Luke put these words into Mary’s mouth many years after the event, of course. He wrote his Gospel around 80AD. But he didn’t just pluck these scenes out of the empty air. Luke’s imagination is guided by what he knew about the adult Jesus and his impact on those who followed him. He was part of a Christian community which had seen and been involved in the transformation of people’s lives as they came into contact with Jesus and his followers. Luke also wrote the book of Acts, from which our first reading came, and in it we heard about one of those transformations.  Peter and John, after the Resurrection and Ascension, had become leaders of the early church. One day as they were on their way into the Temple to pray, they came across a beggar, disabled from birth, unable to support himself any other way than begging. It was hard to avoid him. He was sitting at the gates of the Temple. It was a good place to catch people who might want to assuage their guilt with a quick donation. But he was also there because he couldn’t go any further in.

Disability and disease were widely understood as punishments from God, a sign that you were ritually unclean, so this was as far as he could go.  There he sat, day after day, as people went past him, probably not even looking at him. When he asked Peter and John for money, though, Peter didn’t respond as he expected. He didn’t just toss him a handful of small change, or hurry past averting his eyes. He stopped and “looked intently at him,” the Bible says. What was going through Peter’s mind? Perhaps he remembered the crowds of sick people who had come to Jesus “harassed and helpless, like sheep without a shepherd”? “I have no silver or gold,” said Peter, “but what I have I give you; in the name of Jesus Christ of Nazareth, stand up and walk”. And he “took him by the right hand and raised him up.” And the man was healed, not just physically, but emotionally, spiritually and socially too. “He entered the Temple with them” – this place from which he had been barred –“walking and leaping and praising God” – filled with joy, with his life restored to him.

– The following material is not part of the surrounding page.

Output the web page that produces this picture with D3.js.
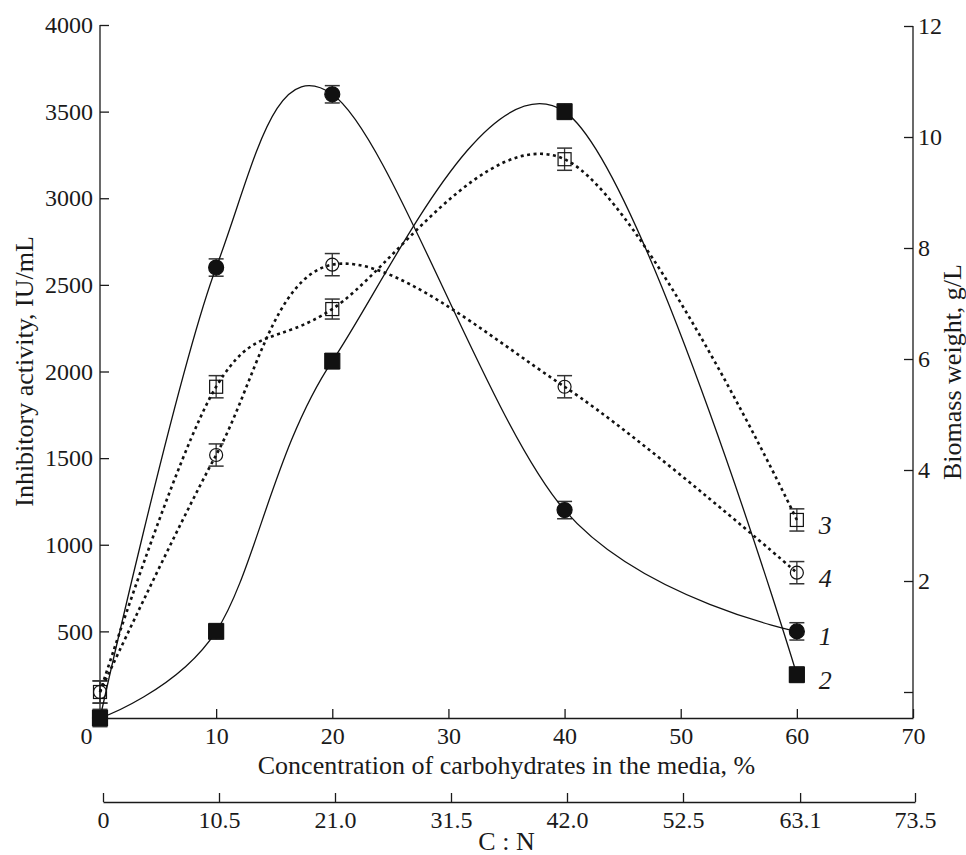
<!DOCTYPE html>
<html lang="en">
<head>
<meta charset="utf-8">
<title>Inhibitory activity and biomass vs carbohydrate concentration</title>
<script src="https://d3js.org/d3.v7.min.js"></script>
<style>
  body { margin: 0; background: #fff; }
  svg text { font-family: "Liberation Serif", "Times New Roman", serif; fill: #1a1a1a; }
</style>
</head>
<body>
<script>
// data
var pct = [0, 10, 20, 40, 60];
var inhib1 = [0, 2600, 3600, 1200, 500];      // curve 1, filled circles (left axis)
var inhib1Err = [45, 50, 50, 50, 50];
var inhib2 = [0, 500, 2060, 3500, 250];       // curve 2, filled squares (left axis)
var inhib2Err = [50, 45, 45, 45, 45];
var biomass3 = [0, 5.5, 6.9, 9.6, 3.1];       // curve 3, open squares (right axis)
var biomass3Err = [0.2, 0.2, 0.18, 0.2, 0.2];
var biomass4 = [0, 4.27, 7.7, 5.5, 2.15];     // curve 4, open circles (right axis)
var biomass4Err = [0.2, 0.2, 0.2, 0.2, 0.2];

var xTicks = [0, 10, 20, 30, 40, 50, 60, 70];
var leftTicks = [500, 1000, 1500, 2000, 2500, 3000, 3500, 4000];
var rightTicks = [0, 2, 4, 6, 8, 10, 12];
var cnTicks = [0, 10.5, 21.0, 31.5, 42.0, 52.5, 63.1, 73.5];

var w = 966, h = 855;
var svg = d3.select("body").append("svg").attr("width", w).attr("height", h);

var x = d3.scaleLinear().domain([0, 70]).range([100, 913]);
var yL = d3.scaleLinear().domain([0, 4000]).range([718, 25]);
var yR = d3.scaleLinear().domain([0, 12]).range([692, 26]);
var xCN = d3.scaleLinear().domain([0, 73.5]).range([103, 915]);

var fs = 24;    // tick labels
var fsT = 26;   // axis titles

// bottom axis
var gx = svg.append("g").attr("transform", "translate(0," + yL(0) + ")")
  .call(d3.axisBottom(x).tickValues(xTicks).tickSizeInner(-9).tickSizeOuter(0));
gx.selectAll("text").attr("y", 9).attr("dy", "0.71em").style("font-size", fs + "px")
  .attr("dx", function(d) { return d === 0 ? -14 : 0; });
gx.select(".tick").select("line").remove();

// left axis
var gl = svg.append("g").attr("transform", "translate(" + x(0) + ",0)")
  .call(d3.axisLeft(yL).tickValues(leftTicks).tickSizeInner(-9).tickSizeOuter(0).tickFormat(d3.format("d")));
gl.select(".domain").remove();
gl.selectAll("text").attr("x", -7).style("font-size", fs + "px");
svg.append("line").attr("x1", x(0)).attr("x2", x(0)).attr("y1", yL(4000)).attr("y2", yL(0))
  .attr("stroke", "#1a1a1a").attr("stroke-width", 1.3);

// right axis
var gr = svg.append("g").attr("transform", "translate(" + x(70) + ",0)")
  .call(d3.axisRight(yR).tickValues(rightTicks).tickSizeInner(-9).tickSizeOuter(0)
    .tickFormat(function(d) { return d === 0 ? "" : d; }));
gr.select(".domain").remove();
gr.selectAll("text").attr("x", 5).style("font-size", fs + "px");
svg.append("line").attr("x1", x(70)).attr("x2", x(70)).attr("y1", yR(12)).attr("y2", yL(0))
  .attr("stroke", "#1a1a1a").attr("stroke-width", 1.3);

// C:N axis
var gc = svg.append("g").attr("transform", "translate(0,802)")
  .call(d3.axisBottom(xCN).tickValues(cnTicks).tickSizeInner(-9).tickSizeOuter(0)
    .tickFormat(function(d) { return d === 0 ? "0" : d3.format(".1f")(d); }));
gc.selectAll("text").attr("y", 9).attr("dy", "0.71em").style("font-size", fs + "px");

svg.selectAll(".domain, .tick line").attr("stroke", "#1a1a1a").attr("stroke-width", 1.3);

// axis titles
svg.append("text").attr("x", (x(0) + x(70)) / 2).attr("y", 774).attr("text-anchor", "middle")
  .style("font-size", fsT + "px").text("Concentration of carbohydrates in the media, %");
svg.append("text").attr("x", (x(0) + x(70)) / 2).attr("y", 850).attr("text-anchor", "middle")
  .style("font-size", fsT + "px").text("C : N");
svg.append("text").attr("transform", "translate(33," + (yL(0) + yL(4000)) / 2 + ") rotate(-90)")
  .attr("text-anchor", "middle").style("font-size", fsT + "px").text("Inhibitory activity, IU/mL");
svg.append("text").attr("transform", "translate(961," + (yL(0) + yR(12)) / 2 + ") rotate(-90)")
  .attr("text-anchor", "middle").style("font-size", fsT + "px").text("Biomass weight, g/L");

// series
var series = [
  { vals: inhib1, err: inhib1Err, y: yL, shape: "circle", open: false, label: "1" },
  { vals: inhib2, err: inhib2Err, y: yL, shape: "square", open: false, label: "2" },
  { vals: biomass3, err: biomass3Err, y: yR, shape: "square", open: true, label: "3" },
  { vals: biomass4, err: biomass4Err, y: yR, shape: "circle", open: true, label: "4" }
];

var line = d3.line().curve(d3.curveCatmullRom.alpha(0));

// error bars first, then lines, then markers
series.forEach(function(s) {
  var g = svg.append("g");
  pct.forEach(function(p, i) {
    var cx = x(p), top = s.y(s.vals[i] + s.err[i]), bot = s.y(s.vals[i] - s.err[i]);
    g.append("line").attr("x1", cx).attr("x2", cx).attr("y1", top).attr("y2", bot)
      .attr("stroke", "#333").attr("stroke-width", 1.3);
    [top, bot].forEach(function(yy) {
      g.append("line").attr("x1", cx - 7.5).attr("x2", cx + 7.5).attr("y1", yy).attr("y2", yy)
        .attr("stroke", "#333").attr("stroke-width", 1.5);
    });
  });
});

series.forEach(function(s) {
  var pts = pct.map(function(p, i) { return [x(p), s.y(s.vals[i])]; });
  svg.append("path").attr("d", line(pts)).attr("fill", "none")
    .attr("stroke", "#111")
    .attr("stroke-width", s.open ? 2.6 : 1.3)
    .attr("stroke-dasharray", s.open ? "3,3.5" : null);
});

series.forEach(function(s) {
  var g = svg.append("g");
  pct.forEach(function(p, i) {
    var cx = x(p), cy = s.y(s.vals[i]);
    var half = s.open ? 6.5 : 7.5;
    if (s.shape === "circle") {
      g.append("circle").attr("cx", cx).attr("cy", cy).attr("r", half)
        .attr("fill", s.open ? "none" : "#111").attr("stroke", "#111").attr("stroke-width", 1.2);
    } else {
      g.append("rect").attr("x", cx - half).attr("y", cy - half).attr("width", 2 * half).attr("height", 2 * half)
        .attr("fill", s.open ? "none" : "#111").attr("stroke", "#111").attr("stroke-width", 1.2);
    }
  });
  var last = pct.length - 1;
  svg.append("text").attr("x", x(pct[last]) + 22).attr("y", s.y(s.vals[last]) + 5)
    .attr("dy", "0.35em").style("font-size", "26px").style("font-style", "italic").text(s.label);
});
</script>
</body>
</html>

The words Luke gives to Mary in her song are not just pious poetry, they set down the real experience of seeing people at the bottom of the heap receive their lives and their dignity back.  However we feel about the physical healings in the Bible, which don’t sit easily with our modern ways of thinking, it’s clear that “the lifting up of the lowly” wasn’t just a noble aspiration, but somehow part of the DNA of the early church.  And it is still part of the DNA of the church today. I spent this morning in the Hospice in the Weald, visiting someone there. I couldn’t do much but sit and hold her hand and pray, so that’s what I did, but it seemed to help. Dying can be a low place to be, and maybe my hand held out to hers lifted her up just a bit.  I talked to the chaplain there too, who day after day, lifts up those who are beaten down by illness or fear, and I know there is an army of volunteers there who in their different ways make that a blessed place to die. They aren’t all Christian, of course, but many of them are, because this is what we do. We do it in the foodbank too, and in countless other projects, as well as in the personal, neighbourly “lifting up” that goes on unseen and unsung in our community. This is what we do, and we do it because God in Christ has first done it for us - lifted us up, given us dignity, love and life in him.

Tonight we might be the ones who lift up those who have been brought low by life, or we might be in need of that lift ourselves, but whichever it is, in that outstretched hand, we touch the hand of God, and, like Mary, we rejoice.